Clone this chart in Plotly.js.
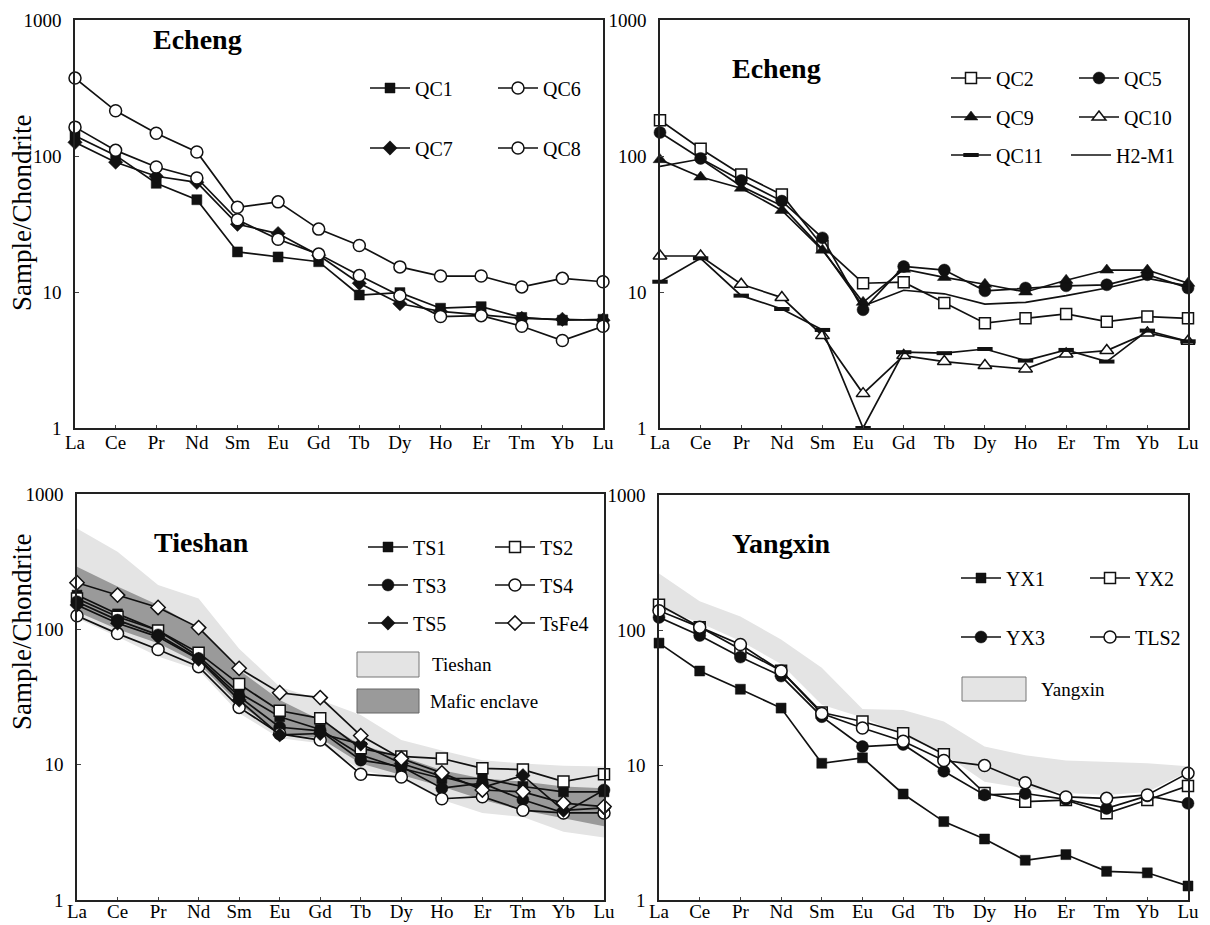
<!DOCTYPE html>
<html>
<head>
<meta charset="utf-8">
<script src="https://cdn.plot.ly/plotly-3.0.1.min.js"></script>
<style>html,body{margin:0;padding:0;background:#fff;}#chart{width:1210px;height:925px;}</style>
</head>
<body>
<div id="chart"></div>
<script>
// ---------- data ----------
const elements = ['La','Ce','Pr','Nd','Sm','Eu','Gd','Tb','Dy','Ho','Er','Tm','Yb','Lu'];
const yTickVals = [1, 10, 100, 1000];
const yTickText = ['1', '10', '100', '1000'];

// Panel 1: Echeng
const QC1 = [141, 101, 63, 47.7, 19.7, 18.1, 16.7, 9.5, 9.9, 7.6, 7.8, 6.5, 6.2, 6.3];
const QC6 = [374, 215, 147, 107, 42, 46, 29, 22, 15.3, 13.1, 13.1, 10.9, 12.6, 11.9];
const QC7 = [126, 90, 71, 64, 31.5, 26.9, 18.6, 11.6, 8.2, 7.2, 6.8, 6.4, 6.3, 6.2];
const QC8 = [163, 110, 83, 69, 34, 24.4, 19, 13.2, 9.4, 6.6, 6.7, 5.6, 4.4, 5.6];

// Panel 2: Echeng
const QC2 = [183, 113, 73, 52, 21.8, 11.6, 11.8, 8.3, 5.9, 6.4, 6.9, 6.05, 6.6, 6.4];
const QC5 = [149, 96, 66, 46.6, 25, 7.4, 15.4, 14.5, 10.2, 10.7, 11.1, 11.3, 13.4, 10.7];
const QC9 = [94, 70, 58, 39.8, 20.3, 8.4, 14.7, 12.8, 11.4, 10.0, 12.2, 14.5, 14.5, 11.6];
const QC10 = [18.4, 18.4, 11.4, 9.1, 4.78, 1.79, 3.41, 3.08, 2.88, 2.72, 3.5, 3.71, 5.0, 4.34];
const QC11 = [11.9, 17.7, 9.4, 7.5, 5.26, 1.0, 3.61, 3.55, 3.81, 3.13, 3.75, 3.08, 5.2, 4.34];
const H2M1 = [84, 95, 60, 43, 20.6, 7.9, 10.3, 9.7, 8.15, 8.4, 9.4, 10.7, 12.6, 11.1];

// Panel 3: Tieshan
const TS1 = [179, 130, 98, 63, 34, 22.6, 18.2, 11.8, 9.4, 7.9, 7.9, 6.9, 6.3, 6.3];
const TS2 = [169, 124, 98, 67, 39.4, 25, 22, 13.2, 11.5, 11.1, 9.4, 9.2, 7.5, 8.5];
const TS3 = [160, 117, 91, 61, 31.8, 18.9, 17.8, 10.8, 9.7, 6.7, 7.3, 5.5, 4.4, 6.5];
const TS4 = [126, 93, 71, 53, 26.5, 16.9, 15.2, 8.5, 8.1, 5.6, 5.8, 4.6, 4.4, 4.4];
const TS5 = [151, 111, 88, 60, 30, 16.6, 17, 14.2, 10.2, 8.2, 6.8, 8.3, 4.6, 4.8];
const TsFe4 = [221, 179, 145, 103, 51.5, 34, 31.3, 16.4, 11.1, 8.7, 6.5, 6.3, 5.2, 4.9];
const tieshanUpper = [557, 375, 213, 169, 72, 37.7, 30, 23.3, 15.2, 12.7, 10.8, 10.2, 9.8, 9.7];
const tieshanLower = [121, 88, 63, 50, 24, 15.7, 14.4, 9.1, 7.9, 5.5, 4.4, 4.1, 3.2, 2.9];
const maficUpper = [290, 207, 151, 102, 50, 30, 21.4, 14, 11.5, 9.1, 7.9, 7.5, 6.9, 6.7];
const maficLower = [135, 100, 79, 56, 28, 17, 15.7, 10.2, 8.4, 6.9, 5.5, 4.6, 4.0, 3.5];

// Panel 4: Yangxin
const YX1 = [80, 49.7, 36.4, 26.4, 10.3, 11.3, 6.1, 3.81, 2.83, 1.97, 2.17, 1.63, 1.59, 1.27];
const YX2 = [154, 105, 72, 50, 24.5, 21, 17.2, 12, 6.2, 5.35, 5.5, 4.39, 5.5, 7.0];
const YX3 = [124, 91, 63, 45.6, 22.8, 13.7, 14.2, 9.0, 6.0, 6.15, 5.56, 4.77, 5.9, 5.2];
const TLS2 = [139, 105, 78, 49.7, 24.1, 18.8, 15.0, 10.8, 9.9, 7.4, 5.8, 5.66, 6.0, 8.7];
const yangxinUpper = [262, 163, 126, 85, 52.6, 26, 25.5, 21, 13.7, 11.8, 10.8, 10.6, 10.3, 9.8];
const yangxinLower = [144, 113, 83, 56, 28, 22.5, 16.5, 12.1, 7.5, 6.7, 6.2, 6.0, 6.3, 8.9];

// ---------- styling ----------
const W = 1210, H = 925;
const FONT = '"Liberation Serif", "Times New Roman", serif';
const INK = '#111111';
const px = v => v / W;
const py = v => 1 - v / H;

const traces = [];
let legendCount = 0;
const legends = {};

function addLegend(lineStartX, rowY) {
  legendCount += 1;
  const id = legendCount === 1 ? 'legend' : 'legend' + legendCount;
  legends[id] = {
    x: px(lineStartX - 2), y: py(rowY), xanchor: 'left', yanchor: 'middle',
    bgcolor: 'rgba(0,0,0,0)', borderwidth: 0, orientation: 'v',
    itemwidth: 40, font: {family: FONT, size: 20, color: '#000'}
  };
  return id;
}

function band(upper, lower, axis, color) {
  traces.push({
    type: 'scatter', mode: 'lines',
    x: elements.concat(elements.slice().reverse()),
    y: upper.concat(lower.slice().reverse()),
    fill: 'toself', fillcolor: color,
    line: {width: 0, color: color},
    xaxis: 'x' + (axis === 1 ? '' : axis), yaxis: 'y' + (axis === 1 ? '' : axis),
    showlegend: false, hoverinfo: 'skip'
  });
}

function series(name, values, axis, symbol, filled, size, lx, ly) {
  const legendId = addLegend(lx, ly);
  const t = {
    type: 'scatter', name: name,
    x: elements, y: values,
    mode: symbol ? 'lines+markers' : 'lines',
    line: {color: INK, width: 1.7},
    xaxis: 'x' + (axis === 1 ? '' : axis), yaxis: 'y' + (axis === 1 ? '' : axis),
    cliponaxis: false, legend: legendId, legendgroup: name
  };
  if (symbol) {
    t.marker = {
      symbol: symbol, size: size,
      color: filled ? INK : '#ffffff',
      line: {color: INK, width: filled ? (symbol === 'line-ew' ? 4 : 0.5) : 1.5}
    };
  }
  traces.push(t);
}

// bands first
band(tieshanUpper, tieshanLower, 3, '#e4e4e4');
band(maficUpper, maficLower, 3, '#9a9a9a');
band(yangxinUpper, yangxinLower, 4, '#e4e4e4');

// panel 1
series('QC1', QC1, 1, 'square', true, 10, 367, 88);
series('QC6', QC6, 1, 'circle', false, 12, 495, 88);
series('QC7', QC7, 1, 'diamond', true, 11, 367, 148);
series('QC8', QC8, 1, 'circle', false, 12, 495, 148);
// panel 2
series('QC2', QC2, 2, 'square', false, 11, 948, 78);
series('QC5', QC5, 2, 'circle', true, 12, 1076, 78);
series('QC9', QC9, 2, 'triangle-up', true, 12, 948, 117);
series('QC10', QC10, 2, 'triangle-up', false, 12, 1076, 117);
series('QC11', QC11, 2, 'line-ew', true, 11, 948, 155);
series('H2-M1', H2M1, 2, null, true, 0, 1068, 155);
// panel 3
series('TS1', TS1, 3, 'square', true, 10, 365, 547);
series('TS2', TS2, 3, 'square', false, 11, 492, 547);
series('TS3', TS3, 3, 'circle', true, 12, 365, 585);
series('TS4', TS4, 3, 'circle', false, 12, 492, 585);
series('TS5', TS5, 3, 'diamond', true, 11, 365, 623);
series('TsFe4', TsFe4, 3, 'diamond', false, 11, 492, 623);
// panel 4
series('YX1', YX1, 4, 'square', true, 10, 958, 578);
series('YX2', YX2, 4, 'square', false, 11, 1087, 578);
series('YX3', YX3, 4, 'circle', true, 12, 958, 637);
series('TLS2', TLS2, 4, 'circle', false, 12, 1087, 637);

function xAxis(l, r, standoff) {
  return {
    domain: [px(l), px(r)], type: 'category', categoryorder: 'array', categoryarray: elements,
    range: [0, 13], showgrid: false, zeroline: false,
    showline: true, mirror: true, linecolor: '#222', linewidth: 1.8,
    ticks: 'inside', ticklen: 3, tickcolor: '#444', tickwidth: 1,
    tickfont: {family: FONT, size: 19, color: '#000'}, ticklabelstandoff: standoff,
    automargin: false, fixedrange: true
  };
}
function yAxis(top, bottom) {
  return {
    domain: [py(bottom), py(top)], type: 'log', range: [0, 3],
    tickmode: 'array', tickvals: yTickVals, ticktext: yTickText,
    showgrid: false, zeroline: false,
    showline: true, mirror: true, linecolor: '#222', linewidth: 1.8,
    ticks: 'inside', ticklen: 4, tickcolor: '#444', tickwidth: 1,
    tickfont: {family: FONT, size: 19, color: '#000'}, ticklabelstandoff: 8,
    automargin: false, fixedrange: true
  };
}

const titleFont = {family: FONT, size: 28, color: '#000', weight: 'bold'};
const yTitleFont = {family: FONT, size: 27, color: '#000'};
const smallFont = {family: FONT, size: 19, color: '#000'};
const noBorder = {borderwidth: 0, borderpad: 0, bordercolor: 'rgba(0,0,0,0)', bgcolor: 'rgba(0,0,0,0)'};
function note(text, x, y, font, extra) {
  return Object.assign({text: text, x: px(x), y: py(y), xref: 'paper', yref: 'paper',
    xanchor: 'left', yanchor: 'middle', showarrow: false, font: font}, noBorder, extra || {});
}
const annotations = [
  note('<b>Echeng</b>', 153, 39, titleFont),
  note('<b>Echeng</b>', 732, 68, titleFont),
  note('<b>Tieshan</b>', 154, 542, titleFont),
  note('<b>Yangxin</b>', 732, 543, titleFont),
  note('Sample/Chondrite', 22, 213, yTitleFont, {xanchor: 'center', textangle: -90}),
  note('Sample/Chondrite', 22, 632, yTitleFont, {xanchor: 'center', textangle: -90}),
  note('Tieshan', 432, 664, smallFont),
  note('Mafic enclave', 430, 701, smallFont),
  note('Yangxin', 1041, 689, smallFont)
];

const shapes = [
  {type: 'rect', xref: 'paper', yref: 'paper', x0: px(357), x1: px(419), y0: py(677), y1: py(652), fillcolor: '#e4e4e4', line: {color: '#777', width: 1}},
  {type: 'rect', xref: 'paper', yref: 'paper', x0: px(357), x1: px(419), y0: py(713), y1: py(689), fillcolor: '#9a9a9a', line: {color: '#666', width: 1}},
  {type: 'rect', xref: 'paper', yref: 'paper', x0: px(962), x1: px(1026), y0: py(701), y1: py(677), fillcolor: '#e4e4e4', line: {color: '#777', width: 1}}
];

const layout = Object.assign({
  width: W, height: H, autosize: false,
  margin: {l: 0, r: 0, t: 0, b: 0},
  paper_bgcolor: '#ffffff', plot_bgcolor: 'rgba(0,0,0,0)',
  font: {family: FONT, color: '#000'},
  showlegend: true, hovermode: false,
  xaxis: xAxis(75, 603, -4), yaxis: yAxis(20, 428),
  xaxis2: xAxis(660, 1188, -4), yaxis2: yAxis(20, 428),
  xaxis3: xAxis(77, 604, -7), yaxis3: yAxis(494, 900),
  xaxis4: xAxis(659, 1188, -7), yaxis4: yAxis(495, 900),
  annotations: annotations, shapes: shapes
}, legends);
layout.xaxis.anchor = 'y'; layout.yaxis.anchor = 'x';
layout.xaxis2.anchor = 'y2'; layout.yaxis2.anchor = 'x2';
layout.xaxis3.anchor = 'y3'; layout.yaxis3.anchor = 'x3';
layout.xaxis4.anchor = 'y4'; layout.yaxis4.anchor = 'x4';

Plotly.newPlot('chart', traces, layout, {staticPlot: true, displayModeBar: false});
</script>
</body>
</html>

━━━━━━━━━━━━━━━━

▸ **To do**: Skip the pictures, please, and transcribe only the lines from the beginning of the material through the one that contains "const yTickText = ['1', '10', '100', '1000'];".

▸ **Solution**:
Clone this chart in Plotly.js.
<!DOCTYPE html>
<html>
<head>
<meta charset="utf-8">
<script src="https://cdn.plot.ly/plotly-3.0.1.min.js"></script>
<style>html,body{margin:0;padding:0;background:#fff;}#chart{width:1210px;height:925px;}</style>
</head>
<body>
<div id="chart"></div>
<script>
// ---------- data ----------
const elements = ['La','Ce','Pr','Nd','Sm','Eu','Gd','Tb','Dy','Ho','Er','Tm','Yb','Lu'];
const yTickVals = [1, 10, 100, 1000];
const yTickText = ['1', '10', '100', '1000'];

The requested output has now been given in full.